I'm getting closer to my goal of being seen as Alice all the time.

Thought as much. Hope you find happiness, then, one way or the other.

4604219
Not just seen, I'd want everything to be. I know I'll probably never afford it all but I can dream. And I can hope beyond hope.

Thank you for the kind words :D

4604225
If you need help on the mental side of things, visualisation and self-hypnosis... it's been a while, but you know where to turn :raritywink:

As for the anxiety angle and rejection... gotta be totally honest, I'm not a hundred percent okay with the whole thing. But it's a personal matter, a question of principle and faith, and I won't attack anyone on it, certainly not you. It's complicated, and explaining it adequately requires some resources that aren't available yet.

4604243
I have a dedicated resource for anxiety-related issues and concerns. I'm finally, at last starting to solve the issues in my head, and hence why I felt open enough to post this to my meager followers list.

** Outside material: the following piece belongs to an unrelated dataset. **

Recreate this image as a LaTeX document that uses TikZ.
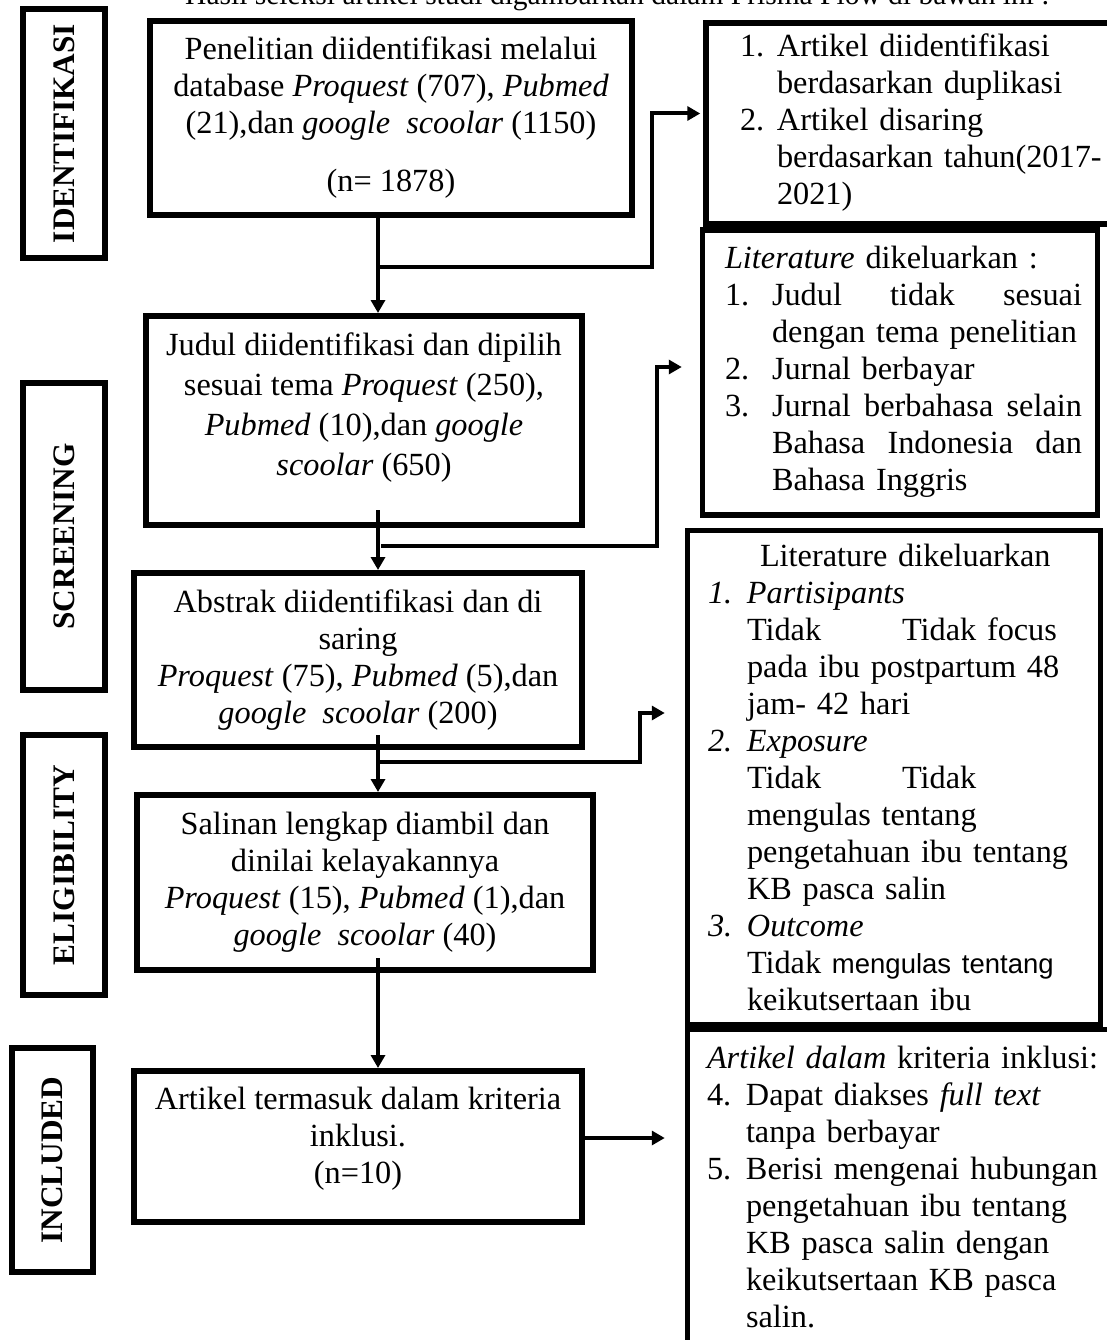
\documentclass[tikz,border=0pt]{standalone}
\usepackage{fontspec}
\setmainfont{Liberation Serif}
\newfontfamily\arialfont{Liberation Sans}
\usepackage{tikz}
\usetikzlibrary{arrows.meta}

\newcommand{\nr}[2][39pt]{\makebox[#1][l]{#2}}
\newcommand{\ind}[1][39pt]{\hspace*{#1}}

\begin{document}
\begin{tikzpicture}[
  x=1pt, y=-1pt,
  box/.style={draw, line width=6pt, align=center, inner sep=0pt, font=\fontsize{32.3}{37}\selectfont},
  note/.style={draw, line width=5.5pt, align=left, inner sep=0pt, font=\fontsize{32.3}{37}\selectfont},
  phase/.style={draw, line width=6pt, rotate=90, inner sep=0pt, font=\fontsize{31.3}{36}\selectfont\bfseries},
  flow/.style={-{Triangle[length=13pt, width=14pt]}, line width=4pt}
]
\useasboundingbox (0,0) rectangle (1107,1340);
\clip (0,0) rectangle (1107,1340);

\node[anchor=base west, inner sep=0pt, font=\fontsize{29.5}{34}\selectfont] (judulatas) at (185,5) {Hasil seleksi artikel studi digambarkan dalam Prisma Flow di bawah ini :};

% tahap
\node[phase, minimum width=249pt, minimum height=82pt] (identifikasi) at (64,133.5) {IDENTIFIKASI};
\node[phase, minimum width=307pt, minimum height=82pt] (screening) at (64,536.5) {SCREENING};
\node[phase, minimum width=260pt, minimum height=82pt] (eligibility) at (64,865) {ELIGIBILITY};
\node[phase, minimum width=224pt, minimum height=81pt] (included) at (52.5,1160) {INCLUDED};

% alur utama
\node[box, minimum width=482pt, minimum height=194pt] (cari) at (391,118) {Penelitian diidentifikasi melalui\\ database \textit{Proquest} (707), \textit{Pubmed}\\ (21),dan \textit{google\ \ scoolar} (1150)\\[21pt] (n= 1878)};
\node[box, minimum width=436pt, minimum height=209pt, font=\fontsize{32.3}{40}\selectfont, text depth=33pt] (judul) at (364,420.5) {Judul diidentifikasi dan dipilih\\ sesuai tema \textit{Proquest} (250),\\ \textit{Pubmed} (10),dan \textit{google}\\ \textit{scoolar} (650)};
\node[box, minimum width=448pt, minimum height=174pt] (abstrak) at (358,660) {Abstrak diidentifikasi dan di\\ saring\\ \textit{Proquest} (75), \textit{Pubmed} (5),dan\\ \textit{google\ \ scoolar} (200)};
\node[box, minimum width=456pt, minimum height=175pt] (salinan) at (365,882.5) {Salinan lengkap diambil dan\\ dinilai kelayakannya\\ \textit{Proquest} (15), \textit{Pubmed} (1),dan\\ \textit{google\ \ scoolar} (40)};
\node[box, minimum width=448pt, minimum height=151pt, text depth=23pt] (inklusi) at (358,1146.5) {Artikel termasuk dalam kriteria\\ inklusi.\\ (n=10)};

% keterangan kanan
\node[note, minimum width=435pt, minimum height=201pt, text width=367pt] (duplikasi) at (923.5,123.5) {\begin{tabular}{@{}l@{}}
  \nr[37pt]{1.}Artikel diidentifikasi\\
  \ind[37pt]berdasarkan duplikasi\\
  \nr[37pt]{2.}Artikel disaring\\
  \ind[37pt]berdasarkan tahun(2017-\\
  \ind[37pt]2021)
\end{tabular}};
\node[note, minimum width=395pt, minimum height=285pt, text width=350pt] (saring) at (900,372.5) {\begin{tabular}{@{}l@{}}
  \textit{Literature} dikeluarkan :\\
  \nr[47pt]{1.}\makebox[310pt][l]{Judul\hfill tidak\hfill sesuai}\\
  \ind[47pt]dengan tema penelitian\\
  \nr[47pt]{2.}Jurnal berbayar\\
  \nr[47pt]{3.}\makebox[310pt][l]{Jurnal\hfill berbahasa\hfill selain}\\
  \ind[47pt]\makebox[310pt][l]{Bahasa\hfill Indonesia\hfill dan}\\
  \ind[47pt]Bahasa Inggris
\end{tabular}};
\node[note, minimum width=413pt, minimum height=494pt, text width=372pt, text height=254pt] (keluar) at (894,777.5) {\begin{tabular}{@{}l@{}}
  \hspace*{52pt}Literature dikeluarkan\\
  \nr{\textit{1.}}\textit{Partisipants}\\
  \ind\makebox[155pt][l]{Tidak}Tidak focus\\
  \ind pada ibu postpartum 48\\
  \ind jam- 42 hari\\
  \nr{\textit{2.}}\textit{Exposure}\\
  \ind\makebox[155pt][l]{Tidak}Tidak\\
  \ind mengulas tentang\\
  \ind pengetahuan ibu tentang\\
  \ind KB pasca salin\\
  \nr{\textit{3.}}\textit{Outcome}\\
  \ind Tidak {\arialfont\fontsize{27.5}{37}\selectfont mengulas tentang}\\
  \ind keikutsertaan ibu
\end{tabular}};
\node[note, minimum width=435pt, minimum height=323pt, text width=396pt] (kriteria) at (905,1191) {\begin{tabular}{@{}l@{}}
  \textit{Artikel dalam} kriteria inklusi:\\
  \nr{4.}Dapat diakses \textit{full text}\\
  \ind tanpa berbayar\\
  \nr{5.}Berisi mengenai hubungan\\
  \ind pengetahuan ibu tentang\\
  \ind KB pasca salin dengan\\
  \ind keikutsertaan KB pasca\\
  \ind salin.
\end{tabular}};

% panah
\coordinate (kolom) at (378,0);
\coordinate (cabang1) at (378,267);
\coordinate (cabang2) at (381,546);
\coordinate (cabang3) at (378,762);

\draw[flow] (cari.south -| kolom) -- (judul.north -| kolom);
\draw[flow] ([yshift=18pt]judul.south -| kolom) -- (abstrak.north -| kolom);
\draw[flow] ([yshift=15pt]abstrak.south -| kolom) -- (salinan.north -| kolom);
\draw[flow] ([yshift=15pt]salinan.south -| kolom) -- (inklusi.north -| kolom);

\draw[flow, shorten >=3pt] (cabang1) -| ([xshift=-51pt,yshift=10pt]duplikasi.west) -- ([yshift=10pt]duplikasi.west);
\draw[flow, shorten >=18pt] (cabang2) -| ([xshift=-43pt,yshift=5.5pt]saring.west) -- ([yshift=5.5pt]saring.west);
\draw[flow, shorten >=20pt] (cabang3) -| ([xshift=-45pt,yshift=64.5pt]keluar.west) -- ([yshift=64.5pt]keluar.west);
\draw[flow, shorten >=20pt] ([yshift=8.5pt]inklusi.east) -- ([yshift=8.5pt]inklusi.east -| kriteria.west);
\end{tikzpicture}
\end{document}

I certainly appreciate the offer of assistance, more support columns doesn't make the building less sturdy eh?

I support you and everyone in being free to express consistent gender identifications including when they contradict the physical body. However, I do think you could have done much better in your "coming out" post. Although I and other readers were able to identify your meaning through context, you never actually "come out" and say it!

I trust that the next time you publicly reveal your one true gender for the first time ever, you'll be careful to be more explicit. :derpytongue2:

4612114
Oh, sorry, I wasn't feeling confident enough at time of posting to do that.

Here goes.

HEY GUYS GUESS WHAT?! I'M TRANSGENDER!

4614250
ok cool that you feel confident enough to say it both in a flag (witch i had never seen so completely missed the meaning) and with words

Grats. Takes all types and I'm glad you're comfortable enough to be chill with it. Well done. Live your life how you see fit, you're the only expert on being you that will ever matter.